L’âge de l’économie dirigée et du planisme
En 1936, un économiste et ancien ministre français, Bertrand Nogaro, ne peut que constater la vogue de l’idée de plan, née à cause de l’impuissance du régime économique à maintenir l’équilibre entre la production et la consommation. Et pour rétablir cet équilibre, on construit des plans, qui peuvent se comprendre de façon fort diverses, comme le souligne le socialiste réformiste belge Henri de Man, futur architecte du « planisme » et qui proposera au P.O.B. avec succès son propre plan de travail. Pour lui, la formule de l’économie dirigée n’aurait de sens qu’à la condition d’impliquer une mise en cause du capitalisme. Le dirigisme peut être un instrument de sauvetage et de mutation en faveur du capitalisme. Mais de Man admet que le libéralisme a fait des concessions. C’est ainsi que le président américain Woodrow Wilson, grand apôtre du libéralisme, a fait inscrire dans le traité de Versailles que « le travail ne doit pas être considéré simplement comme une marchandise ou un article de commerce ». Le socialisme antimarxiste d’Henri de Man trouvera un prolongement en France,chez des syndicalistes et socialistes au sens large par plusieurs biais : le néo-socialisme de Marcel Déat et ses amis, le travail intellectuel du socialiste André Philip, prônant une réorganisation complète du système économique, avec un secteur de base nationalisé et un secteur privé, organisé professionnellement dont le contrôle sera désormais possible.
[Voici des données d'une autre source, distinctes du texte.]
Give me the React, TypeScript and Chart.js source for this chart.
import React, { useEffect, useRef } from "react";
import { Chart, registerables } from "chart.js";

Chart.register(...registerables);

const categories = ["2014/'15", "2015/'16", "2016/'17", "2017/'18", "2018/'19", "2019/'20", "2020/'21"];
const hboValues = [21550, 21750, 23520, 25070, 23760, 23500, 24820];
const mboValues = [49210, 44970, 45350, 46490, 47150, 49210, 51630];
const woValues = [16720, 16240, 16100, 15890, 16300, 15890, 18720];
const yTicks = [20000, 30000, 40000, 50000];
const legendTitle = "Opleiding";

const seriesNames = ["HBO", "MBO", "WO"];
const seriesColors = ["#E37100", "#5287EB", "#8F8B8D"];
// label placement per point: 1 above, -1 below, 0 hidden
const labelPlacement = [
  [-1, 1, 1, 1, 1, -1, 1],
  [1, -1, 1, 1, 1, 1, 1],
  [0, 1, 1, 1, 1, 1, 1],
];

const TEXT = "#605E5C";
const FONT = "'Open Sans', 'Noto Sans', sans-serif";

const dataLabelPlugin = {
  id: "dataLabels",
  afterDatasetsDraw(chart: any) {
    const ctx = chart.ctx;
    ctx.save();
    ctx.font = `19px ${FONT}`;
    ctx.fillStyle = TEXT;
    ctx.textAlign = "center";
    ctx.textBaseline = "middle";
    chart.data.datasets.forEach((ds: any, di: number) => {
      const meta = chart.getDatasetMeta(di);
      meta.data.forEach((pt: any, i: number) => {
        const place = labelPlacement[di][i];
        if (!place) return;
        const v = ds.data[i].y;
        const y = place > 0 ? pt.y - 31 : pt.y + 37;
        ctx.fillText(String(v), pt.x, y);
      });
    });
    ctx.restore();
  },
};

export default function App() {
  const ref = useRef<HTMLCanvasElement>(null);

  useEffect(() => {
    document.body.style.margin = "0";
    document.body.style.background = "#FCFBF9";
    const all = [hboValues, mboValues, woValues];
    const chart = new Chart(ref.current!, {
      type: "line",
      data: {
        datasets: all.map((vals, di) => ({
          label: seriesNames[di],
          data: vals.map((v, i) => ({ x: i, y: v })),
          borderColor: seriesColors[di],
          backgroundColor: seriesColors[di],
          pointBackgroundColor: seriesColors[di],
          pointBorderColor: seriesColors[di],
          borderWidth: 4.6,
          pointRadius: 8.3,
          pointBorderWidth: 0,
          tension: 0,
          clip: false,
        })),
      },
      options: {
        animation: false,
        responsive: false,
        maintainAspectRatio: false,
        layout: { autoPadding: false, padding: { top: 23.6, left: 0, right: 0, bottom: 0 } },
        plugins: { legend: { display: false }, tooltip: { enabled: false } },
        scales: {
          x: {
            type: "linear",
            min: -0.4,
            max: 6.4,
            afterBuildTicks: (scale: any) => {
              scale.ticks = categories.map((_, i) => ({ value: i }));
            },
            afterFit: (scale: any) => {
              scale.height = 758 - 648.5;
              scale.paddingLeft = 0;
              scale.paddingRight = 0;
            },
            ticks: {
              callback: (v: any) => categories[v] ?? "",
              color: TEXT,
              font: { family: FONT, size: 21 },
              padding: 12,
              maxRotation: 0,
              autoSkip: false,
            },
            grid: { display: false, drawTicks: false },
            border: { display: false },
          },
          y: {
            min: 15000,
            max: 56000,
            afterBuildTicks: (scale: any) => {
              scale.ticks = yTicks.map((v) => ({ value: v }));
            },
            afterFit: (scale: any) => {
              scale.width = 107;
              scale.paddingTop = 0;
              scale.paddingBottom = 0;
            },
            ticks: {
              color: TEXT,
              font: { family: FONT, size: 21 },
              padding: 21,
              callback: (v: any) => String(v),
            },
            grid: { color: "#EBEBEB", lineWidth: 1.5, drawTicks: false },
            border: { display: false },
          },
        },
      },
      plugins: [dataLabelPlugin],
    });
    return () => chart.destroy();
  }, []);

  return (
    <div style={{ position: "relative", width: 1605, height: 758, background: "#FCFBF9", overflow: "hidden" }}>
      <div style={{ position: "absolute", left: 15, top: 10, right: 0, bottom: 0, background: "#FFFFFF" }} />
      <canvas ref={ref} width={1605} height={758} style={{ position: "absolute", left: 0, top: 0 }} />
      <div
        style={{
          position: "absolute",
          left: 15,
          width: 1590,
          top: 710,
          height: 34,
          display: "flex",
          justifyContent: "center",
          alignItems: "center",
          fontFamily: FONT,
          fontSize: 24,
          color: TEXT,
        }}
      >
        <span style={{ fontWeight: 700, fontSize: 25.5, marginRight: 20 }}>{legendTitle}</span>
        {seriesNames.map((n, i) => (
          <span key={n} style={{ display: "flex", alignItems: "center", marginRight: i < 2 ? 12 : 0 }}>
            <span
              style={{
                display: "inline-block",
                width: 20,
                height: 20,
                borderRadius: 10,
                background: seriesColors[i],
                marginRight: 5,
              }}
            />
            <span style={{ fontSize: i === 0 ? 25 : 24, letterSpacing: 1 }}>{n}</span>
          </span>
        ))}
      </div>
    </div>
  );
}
On retrouve des positions assez proches chez Lucien Laurat, qui parle de « socialisme constructif » et de « phase constructive » pour désigner le plan de travail du P.O.B. Pour Laurat, la solution est l’organisation rationnelle de l’économie mondiale, qui permettrait de sortir du chaos en dépassant l’opposition stérile entre « capitalisme libéral » (concurrent) et « capitalisme organisé » (monopolisé). Faute de pouvoir construire une économie planifiée dans le cadre de l’Europe, il faudrait commencer par le cadre national, en élargissant le marché intérieur, en socialisant les secteurs en situation de monopole, et en contrôlant le secteur bancaire. Proche idéologiquement de Laurat, le théoricien de la C.G.T. Jean Duret dénonce les remèdes à la crise proposés par les capitalistes : déflation et dévaluation, et veut procéder à un ensemble de transformations de structure du système. Il faut s’attaquer aux privilèges d’une oligarchie peu nombreuse mais puissante, nationaliser le crédit et les industries-clés, transformer radicalement les mobiles de leur activité : elles ne devront plus servir à l’enrichissement de quelques-uns, mais être dirigées par des intérêts collectifs.